Le procès d’Ousman Sonko, ancien ministre de l’Intérieur gambien, s’est ouvert lundi en Suisse. Poursuivi pour crime contre l’humanité, il risque la prison à vie.
Ian Hamel
La compétence universelle permet à la Suisse de juger des crimes qui se sont déroulés à l’étranger, du moins lorsque son auteur se trouve dans la Confédération. Ousman Sonko a été arrêté le 26 janvier 2017 dans le canton de Berne, suite à une dénonciation pénale de l’ONG Trial International, qui lutte contre l’impunité des crimes internationaux. Depuis, il n’a pas quitté sa cellule. Comme l’avait annoncé précédemment Mondafrique, le procès devant le Tribunal pénal fédéral s’est ouvert lundi dernier à Bellinzone, dans le canton suisse du Tessin.
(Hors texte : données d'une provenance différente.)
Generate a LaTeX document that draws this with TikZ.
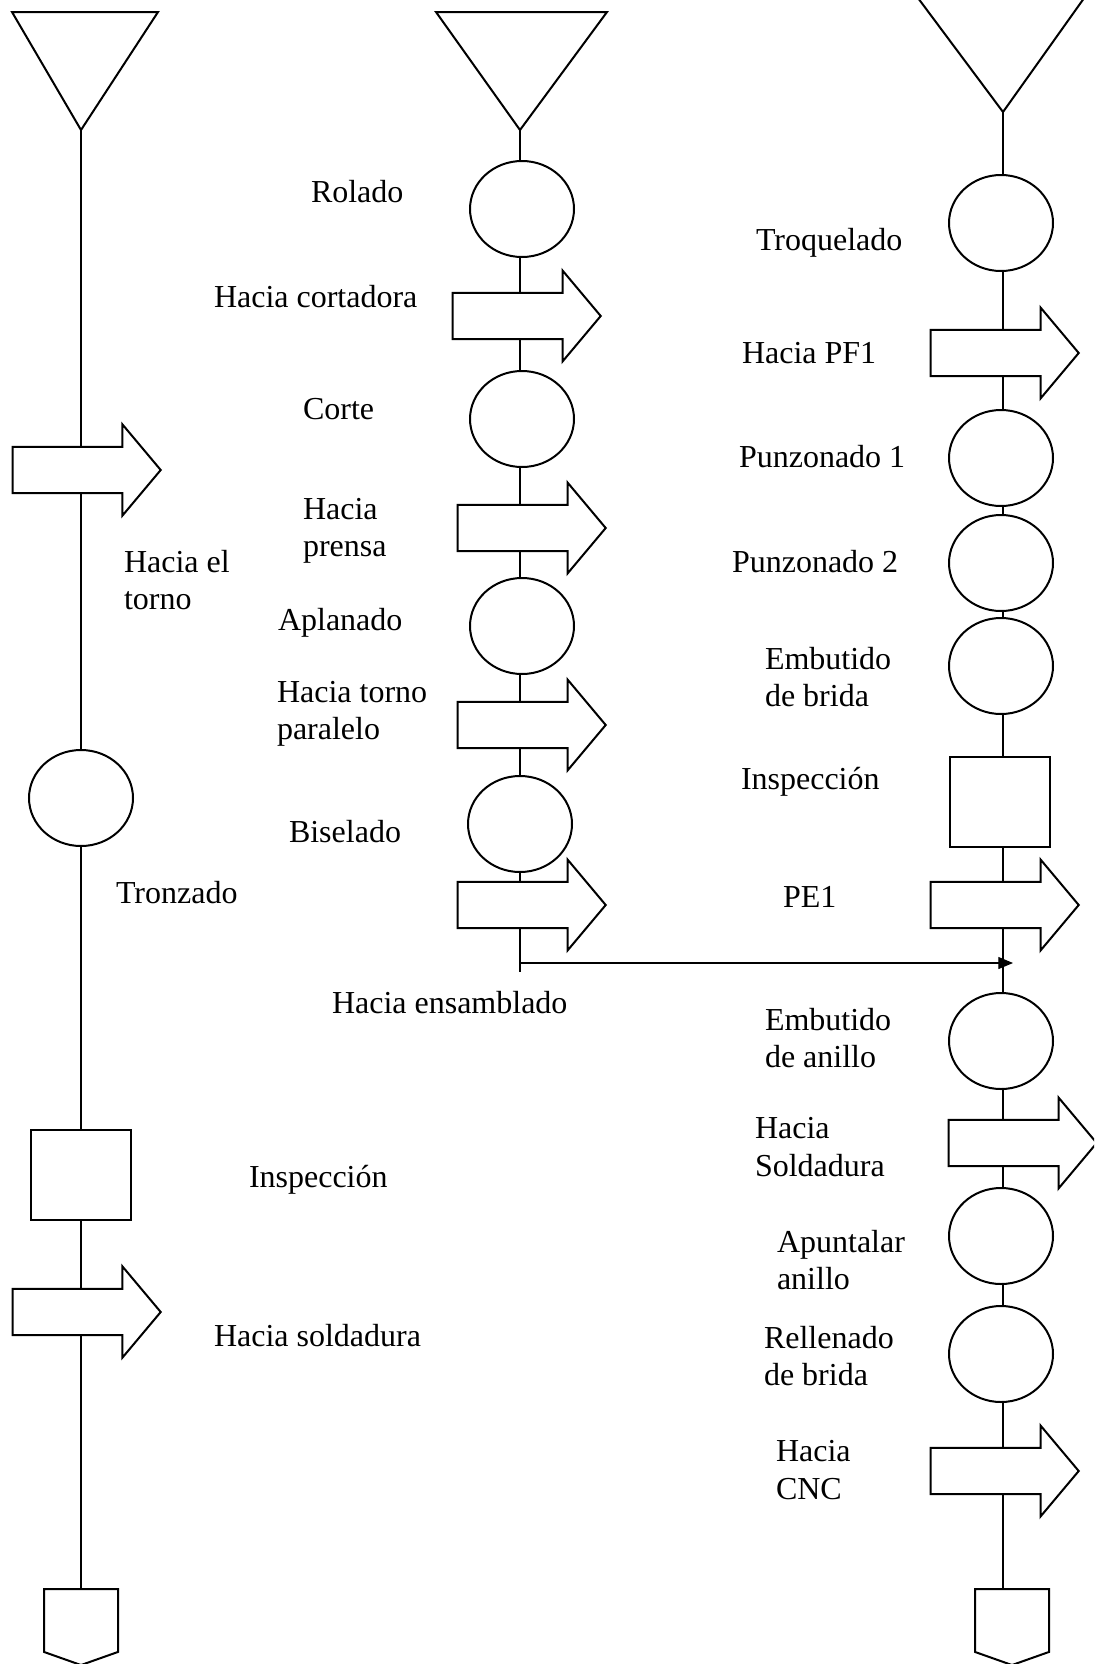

Il doit normalement duré jusqu’à la fin du mois.
Inspecteur générale de la police gambienne, commandant de la garde présidentielle, puis ministre de l’Intérieur sous la dictature de Yahya Jammeh, Ousman Sonko, 55 ans aujourd’hui, est accusé de meurtres, d’actes de torture, de séquestration, de violences sexuelles. « Les faits décrits dans les 136 pages de l’acte d’accusation s’étendent sur une période allant de janvier 2000 à 2016 et couvrent cinq volets », rappelle le quotidien suisse Le Temps. De son côté, le prévenu conteste la totalité des charges retenues contre lui. Il plaidera son acquittement.
Des débats en allemand…
Son défenseur rappelle que le droit suisse n’a inscrit les crimes contre l’humanité qu’en 2011. Au nom du principe de non-rétroactivité, il considère que Ousman Sonko ne devrait donc pas être poursuivi pour les faits compris entre 2000 et 2011. Le Tribunal pénal fédéral va devoir trancher. Huit victimes directes et la fille d’une personne disparue en détention se sont constituées parties plaignantes. Pour des raisons budgétaires, le tribunal ne prendra en charge le séjour des témoins que deux jours avant leurs auditions et un jour après, ce qui fait dire à l’ONG Trial que ce manque de considération des victimes est choquant. La moindre chambre d’hôtel en Suisse revient à 100, voire 150 euros. Bien au-dessus des ressources des Gambiens.
Autre problème, les débats se dérouleront en allemand, la langue la plus pratiquée en Suisse, mais que ne maîtrisent pas les habitants de Gambie, ni bien souvent les journalistes venant de l’étranger, le procès étant d’intérêt public international. Seules les questions posées au prévenu et aux plaignants seront traduites en anglais. Mais pas les plaidoiries.